By SAMUEL G. FREEDMAN Published: April 13, 2013
Midway through the second half of a close and pivotal game against Texas Southern during the 1967 football season, Coach Eddie Robinson’s Grambling team mounted a drive. It ended abruptly when Grambling’s center threw a forearm at the nose tackle who had been dominating him. A referee penalized Grambling and ejected the center from the game.
When the center, Thomas Ross, reached the sideline, Robinson was waiting. Yet he did not strike Ross. He did not curse him. He did not even shout at him. Instead, in controlled, staccato bursts, he delivered a lesson about character and teamwork.
“You have satisfied yourself,” Robinson said. “You got him back. But we told you about stability and self-control. Now you think about us. We don’t have a center, and we got to play the rest of the game.” Robinson motioned to the other players, standing on the sideline or sitting on the bench. “Look at what you did. Look at the people you let down.”
This incident, captured in the 1968 documentary “Grambling College: 100 Yards to Glory,” sprang to my mind in the wake of Mike Rice’s recent firing as the Rutgers men’s basketball coach. What made Robinson’s example so relevant was not only that Rice had been dismissed for physically and vocally assaulting his players. There was also an unexamined premise in much of the news coverage of other coaches notorious for their treatment of players.
Bettman/Corbis——Florida A&M’s Jake Gaither, left, watching Bob Hayes before the 1964 season.
The list included some coaching luminaries: Bobby Knight, Woody Hayes, Mike Leach. The brutal preseason training regimen that Bear Bryant inflicted on his Texas A&M team became part of his legend, celebrated in the book and the film “The Junction Boys.” This litany of success left the impression that abusive coaching, however unsavory to the general public, was inextricably linked to winning. Even Rice, after all, had a 73-31 record, with two N.C.A.A. tournament appearances, in three seasons at Robert Morris before going to Rutgers.
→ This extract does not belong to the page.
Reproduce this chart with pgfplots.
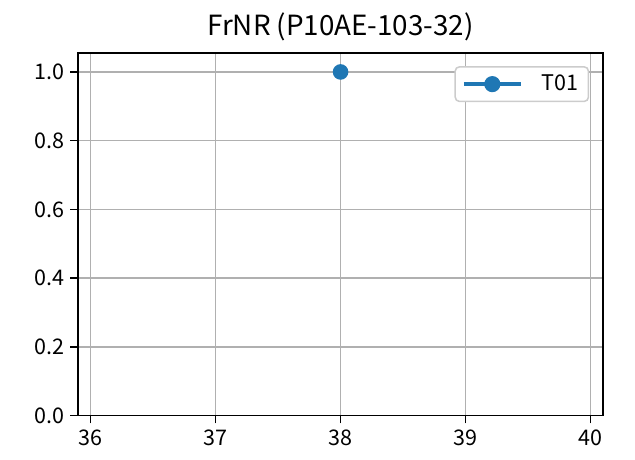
\documentclass[border=0pt]{standalone}
\usepackage{pgfplots}
\pgfplotsset{compat=1.18}
\usepackage{fontspec}
\setmainfont{Noto Sans CJK SC}
\definecolor{tabblue}{HTML}{1F77B4}
\definecolor{gridgray}{HTML}{B0B0B0}
\begin{document}
\begin{tikzpicture}
\begin{axis}[
  at={(0,0)}, anchor=south west,
  scale only axis,
  width=378pt, height=261pt,
  xmin=35.9, xmax=40.1,
  ymin=0, ymax=1.055,
  xtick={36,37,38,39,40},
  ytick={0,0.2,0.4,0.6,0.8,1.0},
  yticklabel style={/pgf/number format/fixed, /pgf/number format/fixed zerofill, /pgf/number format/precision=1, xshift=-1pt},
  /pgf/number format/assume math mode=true,
  tick label style={font=\fontsize{15.5}{18}\selectfont},
  xticklabel style={yshift=-1pt},
  tick align=outside,
  tick pos=left,
  major tick length=5.6pt,
  every tick/.style={black, line width=1.2pt},
  axis line style={line width=1.2pt},
  grid=major,
  major grid style={gridgray, line width=1.2pt},
  title={FrNR (P10AE-103-32)},
  title style={font=\fontsize{20}{24}\selectfont, yshift=-1pt},
  legend style={font=\fontsize{15.5}{18}\selectfont, draw=black!20, line width=1.1pt, rounded corners=3pt, fill=white, at={(1,1)}, anchor=north east, xshift=-10pt, yshift=-9.4pt, inner xsep=5pt, inner ysep=4pt},
  legend cell align=left,
  legend image code/.code={\draw[#1, line width=2.4pt] (0pt,0pt) -- (41pt,0pt); \draw[#1, mark=*, mark size=4.6pt, mark options={solid}] plot coordinates {(20.5pt,0pt)};},
]
\addplot[color=tabblue, line width=2.4pt, mark=*, mark size=4.4pt] coordinates {(38,1.0)};
\addlegendentry{\hspace{12pt}T01}
\end{axis}
\path (-56.2pt,-31.7pt) rectangle (401pt,299.2pt);
\end{tikzpicture}
\end{document}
Yet after spending more than six years researching the world of black college football during the civil rights era, I can immediately think of two vivid examples to the contrary: Robinson and Jake Gaither, his friend and rival, at Florida A&M. They exemplified the combination of on-field excellence and personal decency.
Robinson retired in 1997 with 408 wins for his career, the most of any major college coach. Gaither, who stopped coaching after the 1969 season, posted a winning percentage of .844. They collectively sent scores of players into the pros. They did so, moreover, without using profanity against a player, much less applying physical humiliation or bigoted insults.
“Damn it to hell” was the nastiest phrase in Robinson’s vocabulary. He often used humor, rather than ridicule, to inspire. Talking to an assistant about an oddly timid blocker, Robinson said: “Coach him to do some wrong. Let him miss a day from Sunday school. Give him a brick, let him break the window out. I’ll pay for it.”
Robinson ran practices that were notable for their attention to detail, repeating plays a dozen times, if necessary, until his team had every move right. He did not operate a gladiator school. After a single incident in which a starter was injured during a scrimmage, he largely stopped running full-contact drills.
In the coaching lexicon, Gaither steered even further from four-letter words than did Robinson. During the mid-1960s, for instance, Gaither’s quarterback Ken Riley skipped spring practice one day to check out the women on the A&M campus. The next day, Gaither called Riley to his office. Rather than raising his voice, he lowered it.
As Riley later recalled, Gaither said: “Baby, you supposed to be the leader. You supposed to be my coach on the field.” He paused, letting those words penetrate. “If you’re lying to me, baby, who can I trust?”
Riley never defied Gaither again, and went on to become the quintessential A&M student-athlete, with the highest grade-point average on the team, followed by a stellar N.F.L. career as a defensive back for the Cincinnati Bengals and a master’s degree.
As fiercely competitive as Robinson and Gaither were, they never saw football dominance as their primary goal. Rather, they considered themselves in the business, in the mission, of creating dignified young men.
A minister’s son, Gaither had aspired to a career in law until his father’s early death derailed the plan. He remained a student of black history all his life, and often spoke of it to his players. So when he emphasized winning, he did so in part as a rejoinder to the indignities of slavery and segregation.
Robinson kept track of every player’s attendance in class and at church. He made a point of walking through the Grambling campus hand-in-hand with his wife, Doris, a high school English teacher, to model a successful home life.
“I never met a man like Coach Robinson,” said one of his greatest players, James Harris, who started at quarterback for the Los Angeles Rams and is now an executive with the Detroit Lions. “A man with so much compassion, a nice man when you meet him off the field, but such a competitor on the field.”